In Practice — The Simulation Awareness Protocol
The Simulation Awareness Protocol
Theory without practice is another layer of the simulation — intellectual shadows on a philosophical wall. Try these three exercises to shift from thinking about the simulation to perceiving it directly.
1. The Projection Audit (Daily — 5 Minutes)
Three times today, pause whatever you are doing and ask: "What am I actually perceiving right now, and what am I adding to my perception?"
Separate raw sensory data from the narrative your mind constructs around it. You see a colleague frowning — that is perception. "They are angry at me" — that is projection. The projection is the shadow on the cave wall. The raw perception is closer to what is actually there.
Practice this separation until you can feel the gap between perception and projection in real time. This gap is the space between the simulation and reality.

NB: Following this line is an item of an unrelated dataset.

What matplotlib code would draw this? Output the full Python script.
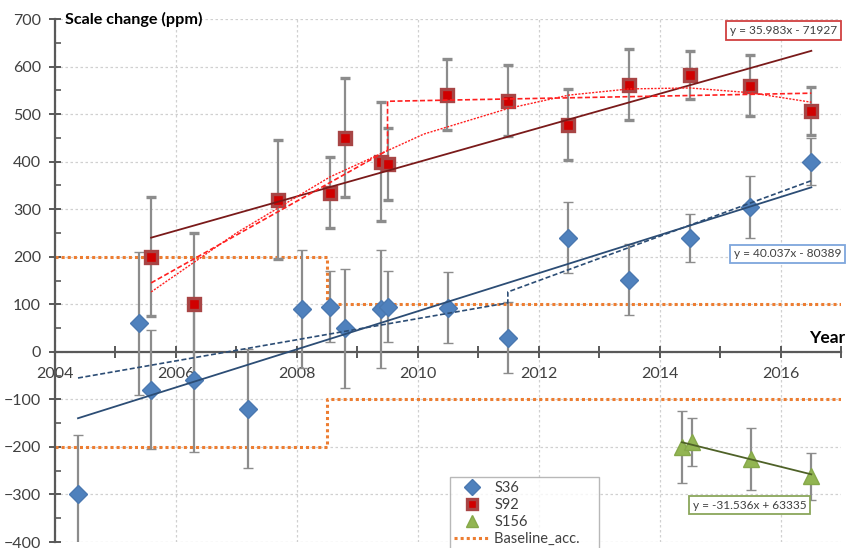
import numpy as np
import matplotlib.pyplot as plt
from matplotlib.ticker import MultipleLocator

plt.rcParams['font.family'] = ['Lato', 'DejaVu Sans']

# S36 (blue diamonds)
s36_x = [2004.38, 2005.39, 2005.59, 2006.30, 2007.19, 2008.08, 2008.55, 2008.79,
         2009.40, 2009.50, 2010.50, 2011.49, 2012.48, 2013.49, 2014.50, 2015.50, 2016.51]
s36_y = [-300, 60, -80, -60, -120, 90, 95, 50, 90, 95, 93, 30, 240, 152, 240, 305, 400]
s36_err = [125, 150, 125, 150, 125, 125, 75, 125, 125, 75, 75, 75, 75, 75, 50, 65, 50]

# S92 (red squares)
s92_x = [2005.59, 2006.30, 2007.69, 2008.55, 2008.79, 2009.40, 2009.50, 2010.49,
         2011.49, 2012.48, 2013.49, 2014.50, 2015.50, 2016.51]
s92_y = [200, 100, 320, 335, 450, 400, 395, 541, 528, 478, 562, 582, 560, 507]
s92_err = [125, 150, 125, 75, 125, 125, 75, 75, 75, 75, 75, 50, 65, 50]

# S156 (green triangles)
s156_x = [2014.37, 2014.53, 2015.52, 2016.51]
s156_y = [-200, -190, -225, -262]
s156_err = [75, 50, 65, 50]

# linear trend equations shown on the chart
fit36 = (40.037, -80389)
fit92 = (35.983, -71927)
fit156 = (-31.536, 63335)

# model curves
s92_poly_x = [2005.59, 2007.0, 2008.55, 2010.1, 2011.5, 2012.5, 2013.5, 2014.5, 2015.5, 2016.51]
s92_poly_y = [126, 250, 368, 458, 512, 540, 553, 555, 545, 525]
s92_step_x = [2005.59, 2009.5, 2009.5, 2016.51]
s92_step_y = [145, 424, 527, 544]
s36_step_x = [2004.38, 2011.49, 2011.49, 2016.51]
s36_step_y = [-55, 103, 126, 360]

# baseline accuracy envelope
base_x = [2004, 2008.5, 2008.5, 2017]
base_hi = [200, 200, 100, 100]
base_lo = [-200, -200, -100, -100]

fig = plt.figure(figsize=(8.48, 5.48), dpi=100)
ax = fig.add_axes([0.0649, 0.0109, 0.9268, 0.9544])
ax.set_xlim(2004, 2017)
ax.set_ylim(-400, 700)

ax.xaxis.set_major_locator(MultipleLocator(2))
ax.xaxis.set_minor_locator(MultipleLocator(1))
ax.yaxis.set_major_locator(MultipleLocator(100))
ax.yaxis.set_minor_locator(MultipleLocator(50))
ax.grid(True, which='major', color='#d0d0d0', linestyle=(0, (2, 2)), linewidth=0.9)
ax.set_axisbelow(True)

for s in ['top', 'right']:
    ax.spines[s].set_visible(False)
ax.spines['bottom'].set_position(('data', 0))
for s in ['left', 'bottom']:
    ax.spines[s].set_color('#595959')
    ax.spines[s].set_linewidth(1.6)
ax.tick_params(axis='both', which='major', direction='inout', length=8, width=1.4,
               color='#595959', labelsize=11.5, labelcolor='#404040')
ax.tick_params(axis='x', which='major', pad=7)
ax.tick_params(axis='y', which='major', pad=6)
ax.tick_params(axis='x', which='minor', direction='inout', length=8, width=1.4, color='#595959')
ax.tick_params(axis='y', which='minor', direction='in', length=4, width=1.2, color='#595959')

# baseline
base_line, = ax.plot(base_x, base_hi, color='#ed7d31', linestyle=(0, (1, 1)), linewidth=2.2,
                     zorder=2)
ax.plot(base_x, base_lo, color='#ed7d31', linestyle=(0, (1, 1)), linewidth=2.2, zorder=2)

ebkw = dict(ecolor='#8c8c8c', elinewidth=1.6, capsize=3.5, capthick=1.4, linestyle='none')

e36 = ax.errorbar(s36_x, s36_y, yerr=s36_err, marker='D', markersize=9,
                  markerfacecolor='#4f81bd', markeredgecolor='#4a78b0', markeredgewidth=1,
                  zorder=3, **ebkw)
e92 = ax.errorbar(s92_x, s92_y, yerr=s92_err, marker='s', markersize=9,
                  markerfacecolor='#d00000', markeredgecolor='#a84545', markeredgewidth=2.4,
                  zorder=3, **ebkw)
e156 = ax.errorbar(s156_x, s156_y, yerr=s156_err, marker='^', markersize=11,
                   markerfacecolor='#92b552', markeredgecolor='#86a84a', markeredgewidth=1,
                   zorder=3, **ebkw)

# trend lines
xs = np.array([min(s36_x), max(s36_x)])
ax.plot(xs, fit36[0] * xs + fit36[1], color='#2c4d75', linewidth=1.3, zorder=4)
xs = np.array([min(s92_x), max(s92_x)])
ax.plot(xs, fit92[0] * xs + fit92[1], color='#7a1a1a', linewidth=1.3, zorder=4)
xs = np.array([min(s156_x), max(s156_x)])
ax.plot(xs, fit156[0] * xs + fit156[1], color='#4f6228', linewidth=1.3, zorder=4)

ax.plot(s92_poly_x, s92_poly_y, color='#ff2020', linestyle=(0, (1.5, 1)), linewidth=1.0, zorder=4)
ax.plot(s92_step_x, s92_step_y, color='#ff2020', linestyle=(0, (3, 1.5)), linewidth=1.2, zorder=4)
ax.plot(s36_step_x, s36_step_y, color='#2c4d75', linestyle=(0, (3, 1.5)), linewidth=1.2, zorder=4)

# equation labels
eq_kw = dict(fontsize=8.6, ha='center', va='center', color='#404040', zorder=6)
ax.text(2016.05, 676, 'y = 35.983x - 71927',
        bbox=dict(boxstyle='square,pad=0.3', fc='white', ec='#d04040', lw=1.3), **eq_kw)
ax.text(2016.12, 206, 'y = 40.037x - 80389',
        bbox=dict(boxstyle='square,pad=0.3', fc='white', ec='#7ea6dc', lw=1.3), **eq_kw)
ax.text(2015.49, -323, 'y = -31.536x + 63335',
        bbox=dict(boxstyle='square,pad=0.3', fc='white', ec='#8aa65a', lw=1.3), **eq_kw)

# axis titles
ax.text(2004.17, 700, 'Scale change (ppm)', fontsize=11.6, fontweight='bold',
        ha='left', va='center', color='black', clip_on=False)
ax.text(2017.07, 30, 'Year', fontsize=12.5, fontweight='bold',
        ha='right', va='center', color='black', clip_on=False)

leg = fig.legend([e36[0], e92[0], e156[0], base_line],
                 ['S36', 'S92', 'S156', 'Baseline_acc.    '],
                 loc='upper left', bbox_to_anchor=(450 / 848, 1 - 477 / 548),
                 fontsize=10.5, frameon=True, fancybox=False, edgecolor='#a6a6a6',
                 handlelength=2.4, labelspacing=0.2, borderpad=0.3, handletextpad=0.35,
                 markerscale=0.85, borderaxespad=0)
leg.get_frame().set_linewidth(1.0)
for t in leg.get_texts():
    t.set_color('#404040')

fig.savefig('out.png', dpi=100)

2. The Origin Question (Weekly — 20 Minutes)
Sit in silence and follow this inquiry: "Who is the one perceiving?" Not "what am I thinking" — but who is the aware presence behind all perception?
Follow the question inward. Every answer your mind produces ("I am my body," "I am my thoughts," "I am consciousness") is another layer of the simulation — another shadow. Keep asking until you reach a place where the question dissolves and only awareness remains.
This is what the Gnostics called recognizing the divine spark. It is what Plato described as seeing the sun for the first time. It is not a concept — it is an experience.
3. The Nested Reality Meditation (Monthly — 30 Minutes)
Contemplate the nested structure of your reality. Your waking life is a reality that contains dreams (simulations you generate nightly). Your dreams feel completely real while you are in them. You only recognize them as simulations after you wake up.
Now consider: what if your waking life is a dream-level simulation nested within a higher reality? Not as a belief to adopt, but as a direct contemplative inquiry. Hold the possibility lightly. Notice what happens to your grip on "this is definitely real" when you genuinely consider the nested structure.
The point is not to conclude that nothing is real. The point is to loosen the chains — to create enough perceptual flexibility that direct knowing becomes possible.
From Plato's prisoners to Gnostic sparks to holographic projections to Bostrom's simulated beings — the message has been consistent for 2,400 years: the reality you perceive is not the reality that is. This is not cause for despair. It is the most liberating realization available to a conscious being. If the world is a projection, you are not trapped in it — you are the projector.
Stop watching the shadows. Turn around. The fire is right behind you.
You are the Architect of your awakening. Build accordingly.